Learn English Through Literature

One of the many approaches to learning a new language (in this particular case, English) is reading books, novels, short stories and even the newspaper in the target language.

Learn English Through LiteratureOne of the many classic short stories recommended by this site is “The Yellow Wallpaper”, by C. P. Gilman. The series of events towards the end of the story depict a rather dramatic, confusing and odd situation which causes one of the characters to faint. Although the mentioned events do perhaps seek to instill fear in the reader; that is, so long one does not dig deeper yet, below the Gothic horror surface of the story, and fails to grasp the underlying, true significance of it, i.e., the concealed criticism of the society of the time around when the story was written that Gilman really intended; in truth, “The Yellow Wallpaper” is but an early example of feminist literature disguised as Gothic horror.

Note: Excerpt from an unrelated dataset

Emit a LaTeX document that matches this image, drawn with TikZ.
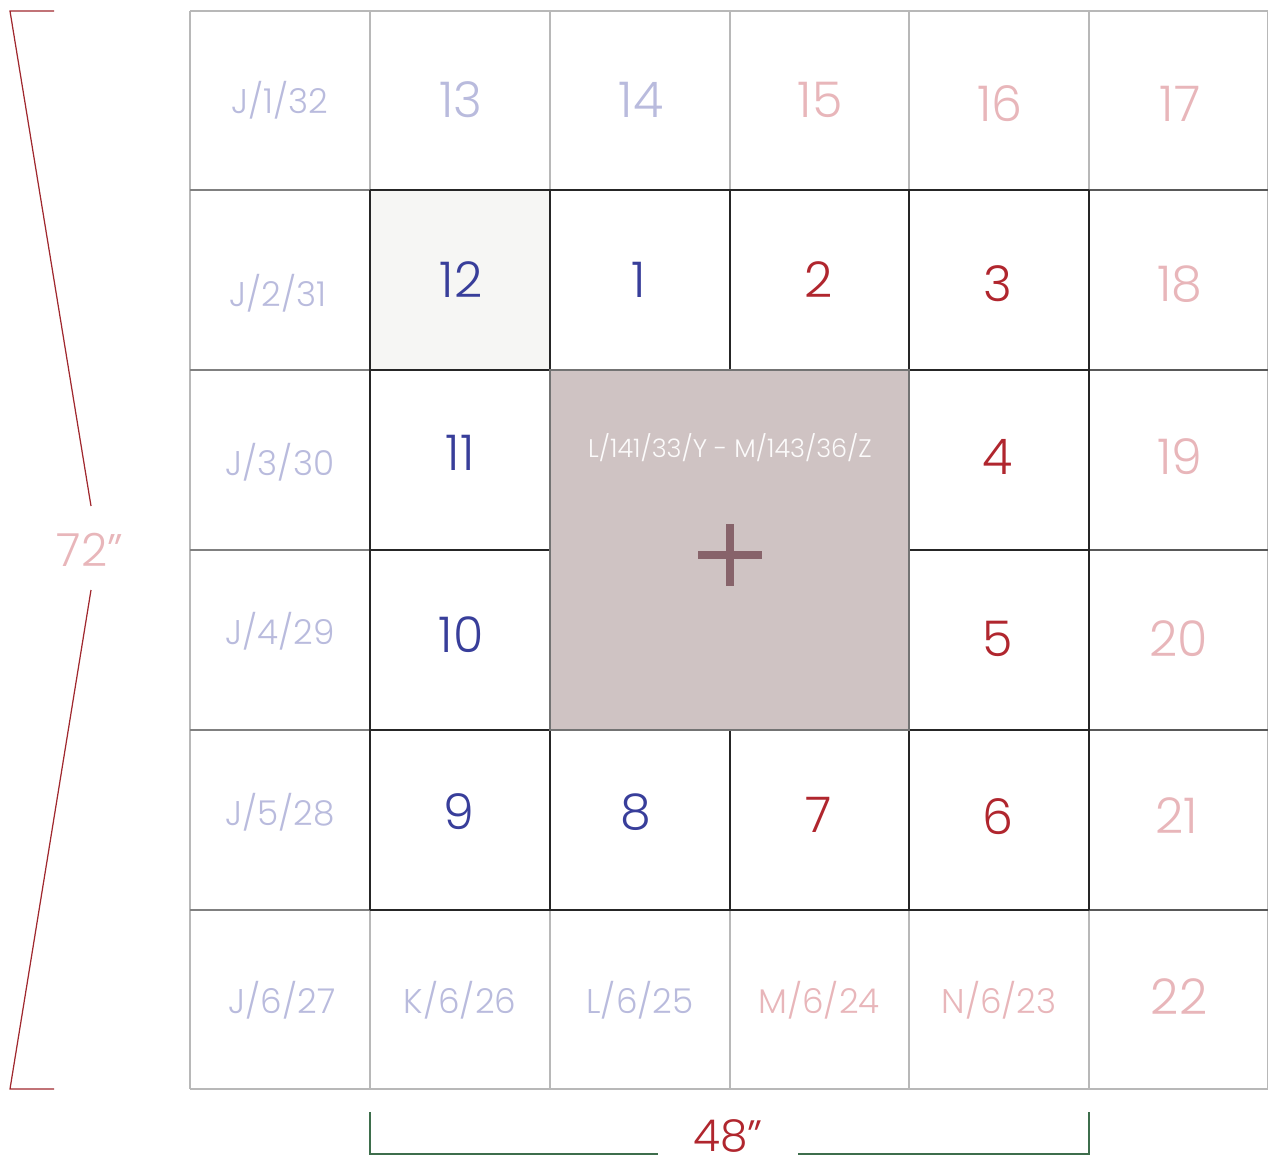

What we truly witness, as readers, is a conclusion that results in the inexorable mental breakdown and, incidentally and coincidentally, the breakout from the prison in which the protagonist was held captive, namely her marriage to John, an oppressive albeit loving husband who does not treat his wife’s ideas, needs or even “condition” with the seriousness they deserve. What would most likely happen after the concluding scene, where the story be continued by Gilman or someone else, is the protagonist’s confinement to a mental institution, which would probably represent a vicious cycle of sorts, given that she would, again, end up in a situation of captivity, perhaps even worse than the one she was in before.

However, the breaking of the mental chains she was bound by was perhaps so significant that she might never more be restrained by them. We are indeed left with the bittersweet feeling that the protagonist does manage to break free from that state of imprisonment, albeit at the expense of her own sanity.